Year of Award

2017

Document Type

Thesis

Degree Type

Master of Science (MS)

Degree Name

Resource Conservation

Department or School/College

College of Forestry and Conservation

Committee Chair

Dr. Cara Nelson

Commitee Members

Dr. Andrew Larson, Dr. Jon Graham

Keywords

landscape-scale, forest structure, forest spatial pattern, reference models, LiDAR

Subject Categories

Natural Resources and Conservation

Abstract

Successful restoration of degraded forest landscapes requires reference models that adequately capture structural heterogeneity at multiple spatial scales. Field-based methods for assessing variation in forest structure are costly and inherently suffer from limited replication and spatial coverage. LiDAR is a more cost-effective approach for generating landscape-scale data, but it has a limited ability to detect understory trees.

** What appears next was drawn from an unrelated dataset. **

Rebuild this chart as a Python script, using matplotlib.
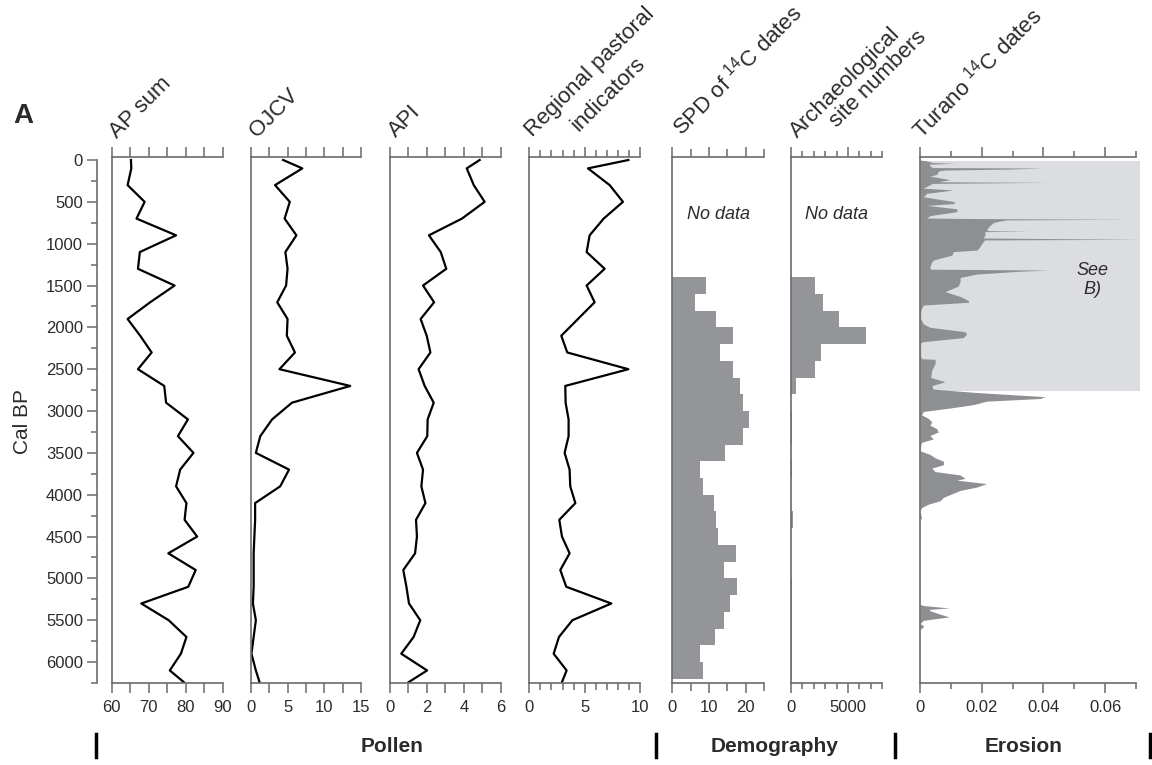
import matplotlib
matplotlib.use('Agg')
import matplotlib.pyplot as plt
from matplotlib.ticker import MultipleLocator, FuncFormatter
from matplotlib.lines import Line2D

plt.rcParams['font.family'] = ['Liberation Sans', 'DejaVu Sans']
plt.rcParams['mathtext.fontset'] = 'custom'
plt.rcParams['mathtext.rm'] = 'Liberation Sans'
plt.rcParams['mathtext.it'] = 'Liberation Sans:italic'

# ---- pollen series (cal BP ages shared by AP, OJCV, API) ----
pollen_age = [0, 100, 300, 500, 700, 900, 1100, 1300, 1500, 1700, 1900, 2100,
              2300, 2500, 2700, 2900, 3100, 3300, 3500, 3700, 3900, 4100, 4300,
              4500, 4700, 4900, 5100, 5300, 5500, 5700, 5900, 6100, 6240]
ap_sum = [65.2, 65.3, 64.3, 68.9, 66.7, 77.4, 67.6, 67.1, 77.0, 70.4, 64.3, 67.7,
          70.8, 67.1, 74.2, 74.7, 80.6, 77.9, 82.1, 78.5, 77.4, 80.2, 79.7,
          83.1, 75.3, 82.7, 80.7, 68.0, 75.4, 80.2, 78.7, 75.7, 79.5]
ojcv = [4.4, 7.0, 3.3, 5.3, 4.6, 6.2, 4.7, 5.0, 4.8, 3.6, 5.0, 4.9,
        6.0, 3.9, 13.5, 5.6, 2.9, 1.3, 0.7, 5.2, 4.0, 0.6, 0.6,
        0.5, 0.4, 0.4, 0.4, 0.3, 0.7, 0.4, 0.1, 0.7, 1.2]
api = [4.86, 4.16, 4.54, 5.13, 3.90, 2.11, 2.75, 3.05, 1.79, 2.39, 1.66, 1.99,
       2.19, 1.55, 1.88, 2.37, 2.04, 2.02, 1.46, 1.79, 1.70, 1.92, 1.41,
       1.46, 1.36, 0.72, 0.89, 1.03, 1.64, 1.28, 0.61, 2.01, 1.01]

regional_age = [0, 100, 300, 500, 700, 900, 1100, 1300, 1500, 1700, 2100,
                2300, 2500, 2700, 2900, 3100, 3300, 3500, 3700, 3900, 4100, 4300,
                4500, 4700, 4900, 5100, 5300, 5500, 5700, 5900, 6100, 6240]
regional = [8.95, 5.30, 7.26, 8.46, 6.72, 5.45, 5.18, 6.81, 5.18, 5.90, 2.89,
            3.43, 8.95, 3.25, 3.28, 3.55, 3.55, 3.19, 3.64, 3.70, 4.16, 2.71,
            2.95, 3.64, 2.80, 3.34, 7.41, 3.89, 2.68, 2.20, 3.37, 2.95]

# ---- demography (200-year bins from 1400 cal BP) ----
bin_start = [1400, 1600, 1800, 2000, 2200, 2400, 2600, 2800, 3000, 3200, 3400, 3600,
             3800, 4000, 4200, 4400, 4600, 4800, 5000, 5200, 5400, 5600, 5800, 6000]
spd = [9.1, 6.1, 11.8, 16.5, 13.1, 16.5, 18.5, 19.4, 21.0, 19.2, 14.5, 7.6,
       8.5, 11.4, 11.8, 12.4, 17.3, 14.2, 17.6, 15.7, 14.2, 11.6, 7.5, 8.5]
sites = [2080, 2800, 4220, 6590, 2630, 2080, 430, 30, 120, 120, 40, 100,
         30, 40, 200, 40, 30, 40, 80, 80, 60, 60, 60, 70]

# ---- erosion: Turano 14C dates ----
turano_age = [0, 10, 30, 40, 49, 70, 90, 96, 108, 120, 131, 172, 193, 234, 260, 267, 280,
              337, 358, 398, 439, 498, 521, 542, 583, 617, 665, 694, 700, 709,
              716, 740, 747, 788, 829, 845, 849, 856, 891, 932, 948, 955, 973,
              1036, 1076, 1095, 1137, 1195, 1219, 1281, 1305, 1315, 1330, 1363,
              1404, 1454, 1507, 1573, 1630, 1680, 1700, 1733, 1773, 1814,
              1855, 1897, 1958, 1999, 2052, 2081, 2122, 2171, 2184, 2348, 2375,
              2382, 2430, 2512, 2600, 2649, 2697, 2738, 2779, 2828, 2850, 2882,
              2923, 2964, 3005, 3046, 3087, 3128, 3169, 3210, 3251, 3292, 3333,
              3374, 3415, 3477, 3518, 3559, 3600, 3641, 3682, 3723, 3764, 3805,
              3826, 3867, 3908, 3949, 3990, 4031, 4072, 4113, 4154, 4195, 4277,
              4300, 5090, 5098, 5110, 5175, 5180, 5190, 5310, 5324, 5353, 5370,
              5386, 5427, 5460, 5501, 5540, 5570, 5612, 6250]
turano = [0.0, 0.002, 0.004, 0.0113, 0.003, 0.0032, 0.004, 0.040, 0.029, 0.008, 0.006, 0.0054,
          0.0032, 0.0097, 0.006, 0.0415, 0.004, 0.0011, 0.0108, 0.0022, 0.0011,
          0.0113, 0.0108, 0.0022, 0.0119, 0.0119, 0.0032, 0.0022, 0.0194,
          0.0675, 0.028, 0.0245, 0.0238, 0.0225, 0.0216, 0.022, 0.0356, 0.021, 0.0211,
          0.0205, 0.0716, 0.021, 0.0205, 0.0194, 0.0185, 0.0108, 0.0103, 0.0043,
          0.0038, 0.0032, 0.0035, 0.0416, 0.032, 0.0184, 0.013, 0.0130, 0.0124,
          0.0081, 0.013, 0.0157, 0.0157, 0.0011, 0.0005, 0.0002, 0.0002,
          0.0002, 0.0011, 0.0032, 0.0146, 0.0151, 0.0140, 0.0011, 0.0002, 0.0002,
          0.0005, 0.0049, 0.0049, 0.0038, 0.0035, 0.0081, 0.0038, 0.0043, 0.0185,
          0.0405, 0.0389, 0.0216, 0.0173, 0.0097, 0.0011, 0.0005, 0.0027, 0.0038,
          0.0032, 0.0054, 0.0059, 0.0032, 0.0043, 0.0005, 0.0002, 0.0002, 0.0032,
          0.0049, 0.0076, 0.0076, 0.0038, 0.0049, 0.013, 0.0146, 0.0119, 0.0216,
          0.0184, 0.013, 0.0103, 0.0076, 0.0065, 0.0027, 0.0005, 0.0, 0.0005,
          0.0, 0.0, 0.0003, 0.0, 0.0, 0.0003, 0.0, 0.0, 0.0011, 0.0095, 0.003,
          0.0032, 0.0065, 0.0095, 0.0011, 0.0, 0.0013, 0.0, 0.0]
see_b_span = [15, 2765]

W, H = 1152, 765
TOP, BOTTOM = 157, 683
SPINE = '#6b6b6b'
TXT = '#2b2b2b'
BAR = '#939598'
BOX = '#dcdde0'


def fx(x):
    return x / W


def fy(y):
    return 1 - y / H


def panel(x0, x1, xlim, major, minor, minor_len=4):
    ax = fig.add_axes([fx(x0), fy(BOTTOM), (x1 - x0) / W, (BOTTOM - TOP) / H])
    ax.set_ylim(6250, -36)
    ax.set_xlim(*xlim)
    ax.spines['right'].set_visible(False)
    for s in ['left', 'top', 'bottom']:
        ax.spines[s].set_color(SPINE)
        ax.spines[s].set_linewidth(1.2)
    ax.set_yticks([])
    ax.xaxis.set_major_locator(MultipleLocator(major))
    ax.xaxis.set_minor_locator(MultipleLocator(minor))
    ax.tick_params(axis='x', which='both', top=True, bottom=True, direction='out',
                   color=SPINE, width=1.1, labelsize=12, labelcolor=TXT, pad=5)
    ax.tick_params(axis='x', which='major', length=7)
    ax.tick_params(axis='x', which='minor', length=minor_len)
    ax.xaxis.set_major_formatter(FuncFormatter(lambda v, _: '0' if abs(v) < 1e-12 else f'{v:g}'))
    ax.patch.set_alpha(0)
    return ax


fig = plt.figure(figsize=(11.52, 7.65), dpi=100)

# Cal BP axis
ay = fig.add_axes([fx(97), fy(BOTTOM), 1 / W, (BOTTOM - TOP) / H])
ay.set_ylim(6250, -36)
for s in ['right', 'top', 'bottom']:
    ay.spines[s].set_visible(False)
ay.spines['left'].set_color(SPINE)
ay.spines['left'].set_linewidth(1.2)
ay.spines['left'].set_bounds(0, 6250)
ay.set_xticks([])
ay.yaxis.set_major_locator(MultipleLocator(500))
ay.yaxis.set_minor_locator(MultipleLocator(250))
ay.tick_params(axis='y', which='both', width=1.1, color=SPINE,
               labelsize=12, labelcolor=TXT, pad=3)
ay.tick_params(axis='y', which='major', length=7)
ay.tick_params(axis='y', which='minor', length=4)
ay.set_ylim(6250, -36)

# pollen panels
ax1 = panel(111.7, 222.7, (60, 90), 10, 5, 7)
ax1.plot(ap_sum, pollen_age, color='black', lw=1.6)
ax2 = panel(250.7, 361.3, (0, 15), 5, 2.5, 7)
ax2.plot(ojcv, pollen_age, color='black', lw=1.6)
ax3 = panel(390, 500.7, (0, 6), 2, 1, 7)
ax3.plot(api, pollen_age, color='black', lw=1.6)
ax4 = panel(529.3, 640, (0, 10), 5, 1, 5)
ax4.plot(regional, regional_age, color='black', lw=1.6)

# demography panels
ax5 = panel(672.3, 764, (0, 25), 10, 5, 6)
ax5.barh(bin_start, spd, height=200, align='edge', color=BAR, lw=0)
ax5.text(12.5, 657, 'No data', style='italic', fontsize=13, color=TXT, ha='center', va='center')
ax6 = panel(791, 882.3, (0, 8000), 5000, 1000, 4)
ax6.barh(bin_start, sites, height=200, align='edge', color=BAR, lw=0)
ax6.text(4000, 657, 'No data', style='italic', fontsize=13, color=TXT, ha='center', va='center')

# erosion panel
ax7 = panel(920, 1136, (0, 0.07), 0.02, 0.01, 4)
ax7.fill_betweenx(see_b_span, 0, 0.0713, color=BOX, lw=0, clip_on=False, zorder=1)
ax7.fill_betweenx(turano_age, 0, turano, color='#8e8f93', lw=0, zorder=2, clip_on=False)
ax7.text(0.056, 1434, 'See\nB)', style='italic', fontsize=13, color=TXT,
         ha='center', va='center', multialignment='center', zorder=3)

# column titles
titles = [
    (117, 139, 'AP sum'),
    (257, 138, 'OJCV'),
    (396, 138, 'API'),
    (532, 137, 'Regional pastoral'),
    (578, 132, 'indicators'),
    (682, 137, r'SPD of $^{14}$C dates'),
    (797, 138, 'Archaeological'),
    (837, 128, 'site numbers'),
    (922, 140, r'Turano $^{14}$C dates'),
]
for x, y, s in titles:
    fig.text(fx(x), fy(y), s, rotation=45, rotation_mode='anchor', ha='left',
             va='baseline', fontsize=16, color=TXT)

fig.text(fx(13), fy(123), 'A', fontsize=20, fontweight='bold', ha='left', va='baseline', color=TXT)
fig.text(fx(22), fy(421), 'Cal BP', rotation=90, fontsize=15, ha='center', va='center', color=TXT)

# group labels along the bottom
for x, s in [(392, 'Pollen'), (775, 'Demography'), (1024, 'Erosion')]:
    fig.text(fx(x), fy(746), s, fontsize=15, fontweight='bold', ha='center', va='center', color=TXT)
for x in [96, 656, 895, 1150]:
    fig.add_artist(Line2D([fx(x), fx(x)], [fy(734), fy(757)], color='black', lw=2.5))

fig.savefig('out.png', dpi=100)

Increased understanding of appropriate height cut-offs for trees to be reliably included in LiDAR-based analysis could improve applications of LiDAR to assessments of landscape-scale forest structure. Toward that end, I investigated the effect of varying tree-height criterion (minimum height cutoffs of 6, 9, 12, 15, and 18 m) on the accuracy of LiDAR for estimating forest structure and spatial pattern in forests of the Sierra de San Pedro Martir National Park, Baja, Mexico. In order to increase the utility of the analysis, LiDAR trees were identified using a widely-available processing tool (FUSION’s TreeSeg). Accuracy was measured as the similarity between field-measured and LiDAR-detected tree datasets and was assessed for overall number of trees, spatial tree density maps, and a set of variables related to forest structure and spatial pattern. I found that removing trees less than 12 m in height increased correlation between LiDAR- and field-based spatial maps of tree density and strongly reduced differences in estimates of forest structure and spatial pattern. Although the frequency of small, medium, and large tree clumps was always underestimated by LiDAR-detected trees, the 12 m minimum height cutoff detected more of the large tree clumps than taller height cutoffs and provided estimates of forest structure and spatial pattern that were more similar to those derived from field data. The 12 m height cutoff also successfully captured structural variation across the study landscape: canyons, shallow northerly, and shallow southerly slopes were structurally similar, having larger and more abundant trees than steep northerly slopes, steep southerly slopes, and ridges. Methods developed here should be useful to managers interested in using LiDAR to characterize distributions of large, overstory trees without the need for extensive complementary field data and specifically for the development of landscape-scale reference models for forest management and restoration.